- _INSTRUCTIONS FOR THE TASK_: Go through the records and show each line where the word "LaTeX" occurs.

- _INFORMATION PROVIDED_:
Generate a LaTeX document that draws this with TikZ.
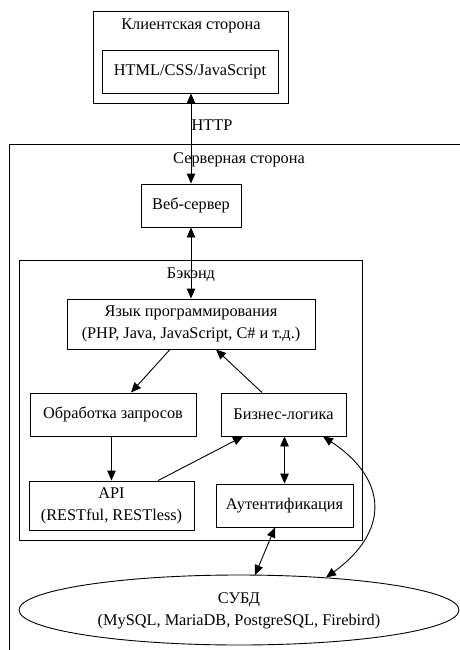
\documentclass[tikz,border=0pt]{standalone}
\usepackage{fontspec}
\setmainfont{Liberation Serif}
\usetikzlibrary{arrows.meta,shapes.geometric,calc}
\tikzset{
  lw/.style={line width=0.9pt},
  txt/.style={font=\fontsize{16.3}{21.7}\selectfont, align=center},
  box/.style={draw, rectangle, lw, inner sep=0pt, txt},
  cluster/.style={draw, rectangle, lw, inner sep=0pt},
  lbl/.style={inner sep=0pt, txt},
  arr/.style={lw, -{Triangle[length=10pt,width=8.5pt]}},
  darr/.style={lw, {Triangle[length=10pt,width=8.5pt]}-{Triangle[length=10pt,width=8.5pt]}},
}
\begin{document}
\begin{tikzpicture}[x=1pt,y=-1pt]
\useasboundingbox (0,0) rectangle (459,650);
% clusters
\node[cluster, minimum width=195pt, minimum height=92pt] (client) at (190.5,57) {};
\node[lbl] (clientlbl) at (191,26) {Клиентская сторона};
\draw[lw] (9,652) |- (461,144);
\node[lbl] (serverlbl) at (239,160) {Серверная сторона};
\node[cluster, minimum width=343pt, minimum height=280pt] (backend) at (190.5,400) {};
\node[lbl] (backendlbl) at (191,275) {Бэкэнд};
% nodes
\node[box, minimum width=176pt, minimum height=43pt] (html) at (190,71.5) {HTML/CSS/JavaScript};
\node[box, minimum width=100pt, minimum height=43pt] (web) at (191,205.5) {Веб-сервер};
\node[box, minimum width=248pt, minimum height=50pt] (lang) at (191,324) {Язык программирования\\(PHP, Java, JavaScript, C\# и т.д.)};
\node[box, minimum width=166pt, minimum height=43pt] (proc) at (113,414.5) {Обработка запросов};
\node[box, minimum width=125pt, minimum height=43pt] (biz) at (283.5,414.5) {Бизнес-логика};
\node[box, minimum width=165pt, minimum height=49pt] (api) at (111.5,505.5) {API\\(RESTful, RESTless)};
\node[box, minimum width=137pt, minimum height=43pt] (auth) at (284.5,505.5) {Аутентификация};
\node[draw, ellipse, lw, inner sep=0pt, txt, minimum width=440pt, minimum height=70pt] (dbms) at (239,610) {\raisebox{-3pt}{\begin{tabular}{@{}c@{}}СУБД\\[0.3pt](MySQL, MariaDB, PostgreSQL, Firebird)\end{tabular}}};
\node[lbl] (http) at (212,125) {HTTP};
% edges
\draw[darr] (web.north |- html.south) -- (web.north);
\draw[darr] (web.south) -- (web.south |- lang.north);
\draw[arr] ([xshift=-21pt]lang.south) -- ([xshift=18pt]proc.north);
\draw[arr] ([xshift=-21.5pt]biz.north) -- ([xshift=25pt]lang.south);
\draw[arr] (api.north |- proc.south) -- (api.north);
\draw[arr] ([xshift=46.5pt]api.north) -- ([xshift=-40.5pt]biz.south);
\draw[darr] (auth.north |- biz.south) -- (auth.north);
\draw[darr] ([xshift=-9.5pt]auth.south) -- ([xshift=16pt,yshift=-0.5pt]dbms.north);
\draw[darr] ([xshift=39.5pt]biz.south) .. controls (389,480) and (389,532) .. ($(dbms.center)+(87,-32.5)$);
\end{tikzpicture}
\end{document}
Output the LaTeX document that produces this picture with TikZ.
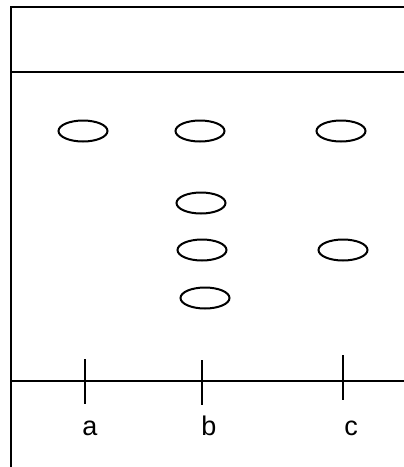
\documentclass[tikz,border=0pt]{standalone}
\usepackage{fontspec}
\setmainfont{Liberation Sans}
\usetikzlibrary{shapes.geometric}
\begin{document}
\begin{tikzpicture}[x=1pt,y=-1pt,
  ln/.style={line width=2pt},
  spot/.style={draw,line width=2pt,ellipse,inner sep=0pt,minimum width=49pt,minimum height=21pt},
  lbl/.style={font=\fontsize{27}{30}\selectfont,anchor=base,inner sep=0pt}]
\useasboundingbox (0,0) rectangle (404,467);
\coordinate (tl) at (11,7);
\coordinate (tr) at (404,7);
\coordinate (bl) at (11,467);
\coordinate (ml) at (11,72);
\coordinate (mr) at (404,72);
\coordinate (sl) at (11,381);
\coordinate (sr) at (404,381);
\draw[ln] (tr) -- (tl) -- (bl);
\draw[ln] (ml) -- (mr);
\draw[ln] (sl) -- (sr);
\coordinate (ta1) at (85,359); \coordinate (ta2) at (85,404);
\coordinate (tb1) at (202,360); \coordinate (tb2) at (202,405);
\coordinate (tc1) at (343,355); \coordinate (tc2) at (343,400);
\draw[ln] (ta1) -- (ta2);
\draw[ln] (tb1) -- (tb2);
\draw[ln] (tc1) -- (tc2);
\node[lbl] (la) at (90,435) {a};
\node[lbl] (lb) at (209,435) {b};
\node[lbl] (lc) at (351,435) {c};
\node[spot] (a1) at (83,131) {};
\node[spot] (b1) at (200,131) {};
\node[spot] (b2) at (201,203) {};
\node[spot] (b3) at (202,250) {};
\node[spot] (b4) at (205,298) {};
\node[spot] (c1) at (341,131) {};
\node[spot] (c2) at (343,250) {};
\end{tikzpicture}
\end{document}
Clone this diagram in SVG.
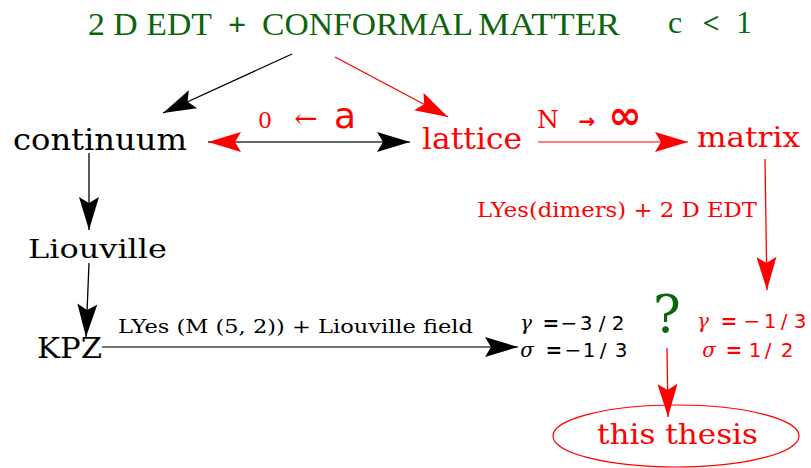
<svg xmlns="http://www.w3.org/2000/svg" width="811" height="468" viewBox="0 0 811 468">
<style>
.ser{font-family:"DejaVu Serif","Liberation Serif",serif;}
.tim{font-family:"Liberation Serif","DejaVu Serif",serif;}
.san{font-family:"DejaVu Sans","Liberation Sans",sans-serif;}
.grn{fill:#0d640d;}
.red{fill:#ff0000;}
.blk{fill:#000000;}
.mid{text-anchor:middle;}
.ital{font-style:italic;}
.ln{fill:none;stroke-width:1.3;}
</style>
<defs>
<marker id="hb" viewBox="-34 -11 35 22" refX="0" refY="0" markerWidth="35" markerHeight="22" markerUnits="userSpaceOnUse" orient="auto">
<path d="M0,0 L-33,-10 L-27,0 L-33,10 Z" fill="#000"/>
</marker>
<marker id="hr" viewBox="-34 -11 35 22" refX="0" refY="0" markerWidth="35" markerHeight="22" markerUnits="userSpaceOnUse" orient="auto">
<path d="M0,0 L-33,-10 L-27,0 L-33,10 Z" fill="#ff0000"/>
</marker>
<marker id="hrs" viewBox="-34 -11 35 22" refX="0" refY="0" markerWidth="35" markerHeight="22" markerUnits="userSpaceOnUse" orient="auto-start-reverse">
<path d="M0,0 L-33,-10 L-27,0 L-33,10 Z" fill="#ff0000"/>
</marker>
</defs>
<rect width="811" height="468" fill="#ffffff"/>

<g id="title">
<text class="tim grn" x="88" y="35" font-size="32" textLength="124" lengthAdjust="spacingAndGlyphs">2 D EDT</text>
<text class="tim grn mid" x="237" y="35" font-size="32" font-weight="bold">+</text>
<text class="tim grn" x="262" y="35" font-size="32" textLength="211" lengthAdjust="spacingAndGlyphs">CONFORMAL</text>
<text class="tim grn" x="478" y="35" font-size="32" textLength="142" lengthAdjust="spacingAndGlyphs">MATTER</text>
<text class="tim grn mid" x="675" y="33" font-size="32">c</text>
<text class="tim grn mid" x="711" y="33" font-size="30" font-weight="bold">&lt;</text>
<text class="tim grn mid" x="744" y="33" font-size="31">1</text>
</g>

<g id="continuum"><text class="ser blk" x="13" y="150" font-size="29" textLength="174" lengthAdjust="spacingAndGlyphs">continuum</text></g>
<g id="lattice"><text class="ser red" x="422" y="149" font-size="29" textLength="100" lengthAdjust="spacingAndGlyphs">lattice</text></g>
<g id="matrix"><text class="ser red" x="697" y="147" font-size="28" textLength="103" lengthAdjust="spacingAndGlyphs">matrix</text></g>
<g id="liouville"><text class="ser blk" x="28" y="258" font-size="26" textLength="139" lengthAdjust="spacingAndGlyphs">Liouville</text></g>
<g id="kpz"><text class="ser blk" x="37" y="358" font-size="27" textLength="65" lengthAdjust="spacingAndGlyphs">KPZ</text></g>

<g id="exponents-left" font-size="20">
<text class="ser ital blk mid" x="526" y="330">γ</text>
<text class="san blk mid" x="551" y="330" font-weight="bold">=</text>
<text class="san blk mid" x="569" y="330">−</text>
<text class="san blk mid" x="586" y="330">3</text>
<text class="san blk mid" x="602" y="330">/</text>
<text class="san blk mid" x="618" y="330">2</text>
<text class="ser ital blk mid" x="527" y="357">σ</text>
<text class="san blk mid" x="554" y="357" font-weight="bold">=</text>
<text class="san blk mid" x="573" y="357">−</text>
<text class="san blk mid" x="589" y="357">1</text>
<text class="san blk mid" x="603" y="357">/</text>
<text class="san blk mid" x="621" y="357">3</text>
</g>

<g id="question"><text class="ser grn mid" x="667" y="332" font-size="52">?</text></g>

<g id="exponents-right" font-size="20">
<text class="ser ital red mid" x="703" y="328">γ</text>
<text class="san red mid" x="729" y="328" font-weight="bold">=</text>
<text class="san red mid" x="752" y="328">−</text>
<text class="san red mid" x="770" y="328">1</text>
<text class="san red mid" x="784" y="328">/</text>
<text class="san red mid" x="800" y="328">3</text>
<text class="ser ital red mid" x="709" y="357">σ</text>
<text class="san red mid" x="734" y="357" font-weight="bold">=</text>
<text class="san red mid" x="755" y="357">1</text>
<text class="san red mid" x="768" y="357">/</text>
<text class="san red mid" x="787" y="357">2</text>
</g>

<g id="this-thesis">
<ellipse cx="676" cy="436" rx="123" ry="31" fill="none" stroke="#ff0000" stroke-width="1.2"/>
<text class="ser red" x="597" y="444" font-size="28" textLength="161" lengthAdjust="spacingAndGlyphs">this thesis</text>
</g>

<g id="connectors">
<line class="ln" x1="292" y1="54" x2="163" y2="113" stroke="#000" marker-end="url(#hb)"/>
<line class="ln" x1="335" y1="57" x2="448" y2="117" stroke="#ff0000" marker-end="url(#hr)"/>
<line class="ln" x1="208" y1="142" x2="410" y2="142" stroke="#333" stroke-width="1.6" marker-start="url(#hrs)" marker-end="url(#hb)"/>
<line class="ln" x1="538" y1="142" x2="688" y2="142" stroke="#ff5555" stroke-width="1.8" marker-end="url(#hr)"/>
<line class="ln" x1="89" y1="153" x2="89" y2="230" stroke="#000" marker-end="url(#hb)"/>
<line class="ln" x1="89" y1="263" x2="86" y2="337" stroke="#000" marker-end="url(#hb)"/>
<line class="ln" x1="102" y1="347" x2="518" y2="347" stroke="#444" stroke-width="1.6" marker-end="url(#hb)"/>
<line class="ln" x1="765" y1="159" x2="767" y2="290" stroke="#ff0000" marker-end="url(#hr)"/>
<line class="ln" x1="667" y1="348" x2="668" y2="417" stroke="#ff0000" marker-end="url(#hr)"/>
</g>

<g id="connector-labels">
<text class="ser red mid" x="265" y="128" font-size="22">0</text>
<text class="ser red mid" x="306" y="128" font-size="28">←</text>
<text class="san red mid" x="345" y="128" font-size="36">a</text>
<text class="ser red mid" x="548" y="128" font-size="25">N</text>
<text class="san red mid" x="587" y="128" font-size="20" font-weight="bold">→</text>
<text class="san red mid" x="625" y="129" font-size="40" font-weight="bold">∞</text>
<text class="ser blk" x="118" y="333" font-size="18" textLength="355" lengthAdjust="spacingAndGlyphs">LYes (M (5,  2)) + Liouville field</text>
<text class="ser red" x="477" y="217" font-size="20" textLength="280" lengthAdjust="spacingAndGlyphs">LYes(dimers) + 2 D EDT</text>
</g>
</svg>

- _THE SOLUTION_:
Generate a LaTeX document that draws this with TikZ.
Output the LaTeX document that produces this picture with TikZ.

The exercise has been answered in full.